**Data section**

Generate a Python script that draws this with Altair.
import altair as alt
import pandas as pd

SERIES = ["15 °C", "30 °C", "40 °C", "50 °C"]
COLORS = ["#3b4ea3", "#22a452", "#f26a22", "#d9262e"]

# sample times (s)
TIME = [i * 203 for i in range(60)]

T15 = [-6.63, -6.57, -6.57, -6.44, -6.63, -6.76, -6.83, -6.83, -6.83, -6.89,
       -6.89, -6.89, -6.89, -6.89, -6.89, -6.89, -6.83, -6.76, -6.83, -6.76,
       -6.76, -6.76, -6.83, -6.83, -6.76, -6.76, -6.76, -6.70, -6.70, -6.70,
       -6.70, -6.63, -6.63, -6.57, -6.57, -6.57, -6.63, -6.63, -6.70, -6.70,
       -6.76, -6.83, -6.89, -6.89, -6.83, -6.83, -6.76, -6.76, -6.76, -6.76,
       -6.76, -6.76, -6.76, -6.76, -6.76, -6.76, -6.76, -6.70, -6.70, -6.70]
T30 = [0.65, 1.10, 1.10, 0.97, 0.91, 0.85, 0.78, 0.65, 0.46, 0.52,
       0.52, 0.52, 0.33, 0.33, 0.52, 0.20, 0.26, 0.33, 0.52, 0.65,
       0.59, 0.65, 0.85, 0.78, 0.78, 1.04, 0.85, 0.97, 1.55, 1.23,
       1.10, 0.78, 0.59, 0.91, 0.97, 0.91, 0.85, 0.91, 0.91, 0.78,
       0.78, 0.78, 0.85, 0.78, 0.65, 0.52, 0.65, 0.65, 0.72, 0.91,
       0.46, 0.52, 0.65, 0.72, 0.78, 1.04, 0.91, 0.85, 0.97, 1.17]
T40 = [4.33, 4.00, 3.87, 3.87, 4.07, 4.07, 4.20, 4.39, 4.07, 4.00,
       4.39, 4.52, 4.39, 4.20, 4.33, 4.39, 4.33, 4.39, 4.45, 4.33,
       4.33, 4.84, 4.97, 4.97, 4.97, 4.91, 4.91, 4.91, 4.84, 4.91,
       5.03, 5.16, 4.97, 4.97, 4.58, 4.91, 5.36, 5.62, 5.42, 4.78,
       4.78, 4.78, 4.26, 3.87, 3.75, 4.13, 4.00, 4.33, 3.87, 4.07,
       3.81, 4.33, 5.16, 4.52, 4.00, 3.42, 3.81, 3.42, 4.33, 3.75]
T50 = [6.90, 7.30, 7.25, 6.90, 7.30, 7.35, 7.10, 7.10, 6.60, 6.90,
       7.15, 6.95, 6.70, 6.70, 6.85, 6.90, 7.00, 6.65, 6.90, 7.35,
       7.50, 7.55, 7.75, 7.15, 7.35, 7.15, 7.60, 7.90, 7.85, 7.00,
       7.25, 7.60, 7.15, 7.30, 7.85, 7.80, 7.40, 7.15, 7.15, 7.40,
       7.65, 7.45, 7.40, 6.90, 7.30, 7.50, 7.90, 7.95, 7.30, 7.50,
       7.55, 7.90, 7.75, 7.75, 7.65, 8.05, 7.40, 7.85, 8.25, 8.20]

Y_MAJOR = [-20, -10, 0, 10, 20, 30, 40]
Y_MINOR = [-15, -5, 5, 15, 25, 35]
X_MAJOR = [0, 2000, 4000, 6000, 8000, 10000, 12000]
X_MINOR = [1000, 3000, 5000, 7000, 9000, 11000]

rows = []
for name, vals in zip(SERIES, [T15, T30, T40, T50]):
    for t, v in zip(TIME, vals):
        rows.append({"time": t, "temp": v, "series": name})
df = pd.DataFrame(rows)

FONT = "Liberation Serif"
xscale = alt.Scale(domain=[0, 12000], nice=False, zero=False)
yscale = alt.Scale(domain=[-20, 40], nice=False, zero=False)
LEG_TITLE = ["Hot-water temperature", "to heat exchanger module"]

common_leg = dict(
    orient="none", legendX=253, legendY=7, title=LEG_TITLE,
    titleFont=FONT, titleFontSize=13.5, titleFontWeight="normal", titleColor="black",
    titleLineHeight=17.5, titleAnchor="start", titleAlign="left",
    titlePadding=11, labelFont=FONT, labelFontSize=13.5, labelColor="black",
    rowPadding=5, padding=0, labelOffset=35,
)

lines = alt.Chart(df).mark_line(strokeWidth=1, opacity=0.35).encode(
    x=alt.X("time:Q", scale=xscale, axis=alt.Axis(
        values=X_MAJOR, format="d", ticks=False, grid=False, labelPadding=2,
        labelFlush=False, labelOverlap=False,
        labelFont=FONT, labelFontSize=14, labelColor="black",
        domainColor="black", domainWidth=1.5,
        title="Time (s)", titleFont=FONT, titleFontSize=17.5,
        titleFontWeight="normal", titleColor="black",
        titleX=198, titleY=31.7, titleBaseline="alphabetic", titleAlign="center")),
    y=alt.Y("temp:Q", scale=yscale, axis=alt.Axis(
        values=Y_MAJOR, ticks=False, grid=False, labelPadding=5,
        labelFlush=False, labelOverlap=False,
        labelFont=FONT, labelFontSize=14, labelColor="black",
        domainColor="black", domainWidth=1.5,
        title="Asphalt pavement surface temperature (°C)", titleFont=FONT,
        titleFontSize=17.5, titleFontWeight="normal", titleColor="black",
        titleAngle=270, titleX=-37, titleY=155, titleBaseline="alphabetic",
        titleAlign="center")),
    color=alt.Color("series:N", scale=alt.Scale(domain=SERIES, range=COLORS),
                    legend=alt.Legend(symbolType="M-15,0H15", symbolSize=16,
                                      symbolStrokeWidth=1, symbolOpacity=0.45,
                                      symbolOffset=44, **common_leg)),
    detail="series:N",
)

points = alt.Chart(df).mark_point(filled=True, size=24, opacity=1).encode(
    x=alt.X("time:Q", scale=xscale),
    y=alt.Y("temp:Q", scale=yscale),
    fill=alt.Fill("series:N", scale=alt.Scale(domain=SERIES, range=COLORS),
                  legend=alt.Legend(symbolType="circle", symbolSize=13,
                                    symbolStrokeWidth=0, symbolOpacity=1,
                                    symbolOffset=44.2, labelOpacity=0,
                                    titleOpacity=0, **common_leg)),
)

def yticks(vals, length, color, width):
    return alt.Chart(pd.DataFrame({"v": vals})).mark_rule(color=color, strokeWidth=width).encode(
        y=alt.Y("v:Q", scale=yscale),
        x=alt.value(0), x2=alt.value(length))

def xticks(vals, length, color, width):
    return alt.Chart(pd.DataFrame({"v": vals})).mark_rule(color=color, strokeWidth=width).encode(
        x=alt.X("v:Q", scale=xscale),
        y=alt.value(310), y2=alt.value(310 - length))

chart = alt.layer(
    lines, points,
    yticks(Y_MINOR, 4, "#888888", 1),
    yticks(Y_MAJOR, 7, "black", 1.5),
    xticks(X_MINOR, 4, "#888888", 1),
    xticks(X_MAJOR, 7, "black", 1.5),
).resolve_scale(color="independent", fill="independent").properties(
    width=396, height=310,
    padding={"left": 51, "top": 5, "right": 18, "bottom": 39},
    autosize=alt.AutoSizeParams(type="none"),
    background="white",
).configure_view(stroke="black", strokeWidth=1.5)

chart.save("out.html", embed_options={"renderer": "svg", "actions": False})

**Task requirements**
Reproduce the data in full, exactly as presented.

**Exercise output**
Generate a Python script that draws this with Altair.
import altair as alt
import pandas as pd

SERIES = ["15 °C", "30 °C", "40 °C", "50 °C"]
COLORS = ["#3b4ea3", "#22a452", "#f26a22", "#d9262e"]

# sample times (s)
TIME = [i * 203 for i in range(60)]

T15 = [-6.63, -6.57, -6.57, -6.44, -6.63, -6.76, -6.83, -6.83, -6.83, -6.89,
       -6.89, -6.89, -6.89, -6.89, -6.89, -6.89, -6.83, -6.76, -6.83, -6.76,
       -6.76, -6.76, -6.83, -6.83, -6.76, -6.76, -6.76, -6.70, -6.70, -6.70,
       -6.70, -6.63, -6.63, -6.57, -6.57, -6.57, -6.63, -6.63, -6.70, -6.70,
       -6.76, -6.83, -6.89, -6.89, -6.83, -6.83, -6.76, -6.76, -6.76, -6.76,
       -6.76, -6.76, -6.76, -6.76, -6.76, -6.76, -6.76, -6.70, -6.70, -6.70]
T30 = [0.65, 1.10, 1.10, 0.97, 0.91, 0.85, 0.78, 0.65, 0.46, 0.52,
       0.52, 0.52, 0.33, 0.33, 0.52, 0.20, 0.26, 0.33, 0.52, 0.65,
       0.59, 0.65, 0.85, 0.78, 0.78, 1.04, 0.85, 0.97, 1.55, 1.23,
       1.10, 0.78, 0.59, 0.91, 0.97, 0.91, 0.85, 0.91, 0.91, 0.78,
       0.78, 0.78, 0.85, 0.78, 0.65, 0.52, 0.65, 0.65, 0.72, 0.91,
       0.46, 0.52, 0.65, 0.72, 0.78, 1.04, 0.91, 0.85, 0.97, 1.17]
T40 = [4.33, 4.00, 3.87, 3.87, 4.07, 4.07, 4.20, 4.39, 4.07, 4.00,
       4.39, 4.52, 4.39, 4.20, 4.33, 4.39, 4.33, 4.39, 4.45, 4.33,
       4.33, 4.84, 4.97, 4.97, 4.97, 4.91, 4.91, 4.91, 4.84, 4.91,
       5.03, 5.16, 4.97, 4.97, 4.58, 4.91, 5.36, 5.62, 5.42, 4.78,
       4.78, 4.78, 4.26, 3.87, 3.75, 4.13, 4.00, 4.33, 3.87, 4.07,
       3.81, 4.33, 5.16, 4.52, 4.00, 3.42, 3.81, 3.42, 4.33, 3.75]
T50 = [6.90, 7.30, 7.25, 6.90, 7.30, 7.35, 7.10, 7.10, 6.60, 6.90,
       7.15, 6.95, 6.70, 6.70, 6.85, 6.90, 7.00, 6.65, 6.90, 7.35,
       7.50, 7.55, 7.75, 7.15, 7.35, 7.15, 7.60, 7.90, 7.85, 7.00,
       7.25, 7.60, 7.15, 7.30, 7.85, 7.80, 7.40, 7.15, 7.15, 7.40,
       7.65, 7.45, 7.40, 6.90, 7.30, 7.50, 7.90, 7.95, 7.30, 7.50,
       7.55, 7.90, 7.75, 7.75, 7.65, 8.05, 7.40, 7.85, 8.25, 8.20]

Y_MAJOR = [-20, -10, 0, 10, 20, 30, 40]
Y_MINOR = [-15, -5, 5, 15, 25, 35]
X_MAJOR = [0, 2000, 4000, 6000, 8000, 10000, 12000]
X_MINOR = [1000, 3000, 5000, 7000, 9000, 11000]

rows = []
for name, vals in zip(SERIES, [T15, T30, T40, T50]):
    for t, v in zip(TIME, vals):
        rows.append({"time": t, "temp": v, "series": name})
df = pd.DataFrame(rows)

FONT = "Liberation Serif"
xscale = alt.Scale(domain=[0, 12000], nice=False, zero=False)
yscale = alt.Scale(domain=[-20, 40], nice=False, zero=False)
LEG_TITLE = ["Hot-water temperature", "to heat exchanger module"]

common_leg = dict(
    orient="none", legendX=253, legendY=7, title=LEG_TITLE,
    titleFont=FONT, titleFontSize=13.5, titleFontWeight="normal", titleColor="black",
    titleLineHeight=17.5, titleAnchor="start", titleAlign="left",
    titlePadding=11, labelFont=FONT, labelFontSize=13.5, labelColor="black",
    rowPadding=5, padding=0, labelOffset=35,
)

lines = alt.Chart(df).mark_line(strokeWidth=1, opacity=0.35).encode(
    x=alt.X("time:Q", scale=xscale, axis=alt.Axis(
        values=X_MAJOR, format="d", ticks=False, grid=False, labelPadding=2,
        labelFlush=False, labelOverlap=False,
        labelFont=FONT, labelFontSize=14, labelColor="black",
        domainColor="black", domainWidth=1.5,
        title="Time (s)", titleFont=FONT, titleFontSize=17.5,
        titleFontWeight="normal", titleColor="black",
        titleX=198, titleY=31.7, titleBaseline="alphabetic", titleAlign="center")),
    y=alt.Y("temp:Q", scale=yscale, axis=alt.Axis(
        values=Y_MAJOR, ticks=False, grid=False, labelPadding=5,
        labelFlush=False, labelOverlap=False,
        labelFont=FONT, labelFontSize=14, labelColor="black",
        domainColor="black", domainWidth=1.5,
        title="Asphalt pavement surface temperature (°C)", titleFont=FONT,
        titleFontSize=17.5, titleFontWeight="normal", titleColor="black",
        titleAngle=270, titleX=-37, titleY=155, titleBaseline="alphabetic",
        titleAlign="center")),
    color=alt.Color("series:N", scale=alt.Scale(domain=SERIES, range=COLORS),
                    legend=alt.Legend(symbolType="M-15,0H15", symbolSize=16,
                                      symbolStrokeWidth=1, symbolOpacity=0.45,
                                      symbolOffset=44, **common_leg)),
    detail="series:N",
)

points = alt.Chart(df).mark_point(filled=True, size=24, opacity=1).encode(
    x=alt.X("time:Q", scale=xscale),
    y=alt.Y("temp:Q", scale=yscale),
    fill=alt.Fill("series:N", scale=alt.Scale(domain=SERIES, range=COLORS),
                  legend=alt.Legend(symbolType="circle", symbolSize=13,
                                    symbolStrokeWidth=0, symbolOpacity=1,
                                    symbolOffset=44.2, labelOpacity=0,
                                    titleOpacity=0, **common_leg)),
)

def yticks(vals, length, color, width):
    return alt.Chart(pd.DataFrame({"v": vals})).mark_rule(color=color, strokeWidth=width).encode(
        y=alt.Y("v:Q", scale=yscale),
        x=alt.value(0), x2=alt.value(length))

def xticks(vals, length, color, width):
    return alt.Chart(pd.DataFrame({"v": vals})).mark_rule(color=color, strokeWidth=width).encode(
        x=alt.X("v:Q", scale=xscale),
        y=alt.value(310), y2=alt.value(310 - length))

chart = alt.layer(
    lines, points,
    yticks(Y_MINOR, 4, "#888888", 1),
    yticks(Y_MAJOR, 7, "black", 1.5),
    xticks(X_MINOR, 4, "#888888", 1),
    xticks(X_MAJOR, 7, "black", 1.5),
).resolve_scale(color="independent", fill="independent").properties(
    width=396, height=310,
    padding={"left": 51, "top": 5, "right": 18, "bottom": 39},
    autosize=alt.AutoSizeParams(type="none"),
    background="white",
).configure_view(stroke="black", strokeWidth=1.5)

chart.save("out.html", embed_options={"renderer": "svg", "actions": False})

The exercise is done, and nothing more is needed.